No one can possibly learn all of these arguments, that’s what the manual page is for. You can (and should) refer to the manual page or other help files as needed.

Let’s go into the untrimmed_fastq directory and see what is in there.

$ cd untrimmed_fastq
$ ls -F
SRR097977.fastq  SRR098026.fastq

This directory contains two files with .fastq extensions. FASTQ is a format for storing information about sequencing reads and their quality. We will be learning more about FASTQ files in a later lesson.

Shortcut: Tab Completion

Typing out file or directory names can waste a lot of time and it’s easy to make typing mistakes. Instead we can use tab complete as a shortcut. When you start typing out the name of a directory or file, then hit the Tab key, the shell will try to fill in the rest of the directory or file name.

Return to your home directory:

$ cd

then enter:

$ cd she<tab>

The shell will fill in the rest of the directory name for shell_data.

Now change directories to untrimmed_fastq in shell_data

$ cd shell_data
$ cd untrimmed_fastq

Using tab complete can be very helpful. However, it will only autocomplete a file or directory name if you’ve typed enough characters to provide a unique identifier for the file or directory you are trying to access.

For example, if we now try to list the files which names start with SR by using tab complete:

$ ls SR<tab>

The shell auto-completes your command to SRR09, because all file names in the directory begin with this prefix. When you hit Tab again, the shell will list the possible choices.

$ ls SRR09<tab><tab>
SRR097977.fastq  SRR098026.fastq

Tab completion can also fill in the names of programs, which can be useful if you remember the beginning of a program name.

$ pw<tab><tab>
pwck      pwconv    pwd       pwdx      pwunconv

Displays the name of every program that starts with pw.

Summary

We now know how to move around our file system using the command line. This gives us an advantage over interacting with the file system through a GUI as it allows us to work on a remote server, carry out the same set of operations on a large number of files quickly, and opens up many opportunities for using bioinformatic software that is only available in command line versions.

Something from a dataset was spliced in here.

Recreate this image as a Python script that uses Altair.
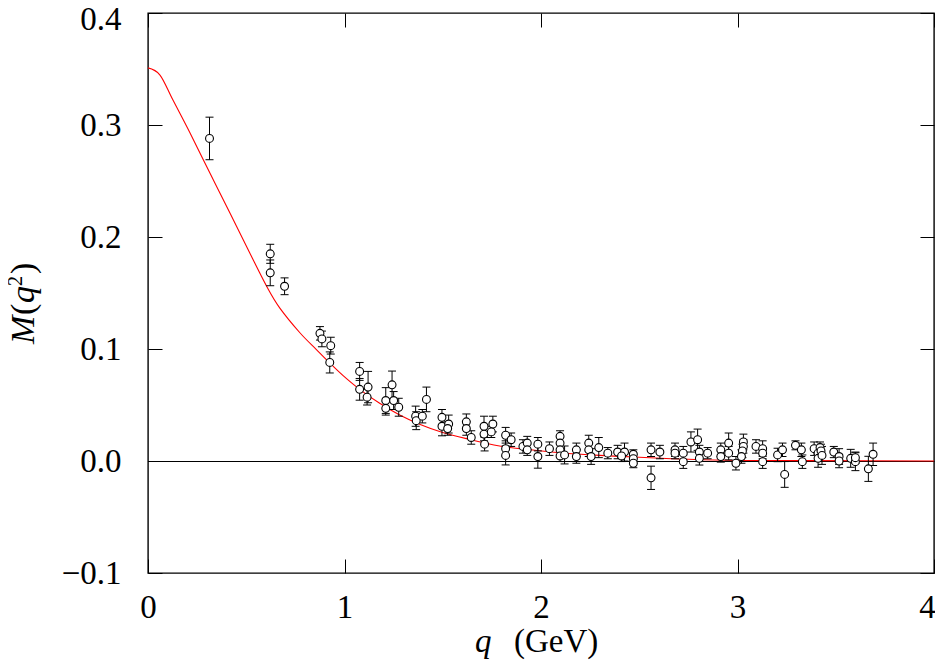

In the next few episodes, we’ll be expanding on these skills and seeing how using the command line shell enables us to make our workflow more efficient and reproducible.

Key Points

  • The shell gives you the ability to work more efficiently by using keyboard commands rather than a GUI.

  • Useful commands for navigating your file system include: ls, pwd, and cd.

  • Most commands take options (flags) which begin with a -.

  • Tab completion can reduce errors from mistyping and make work more efficient in the shell.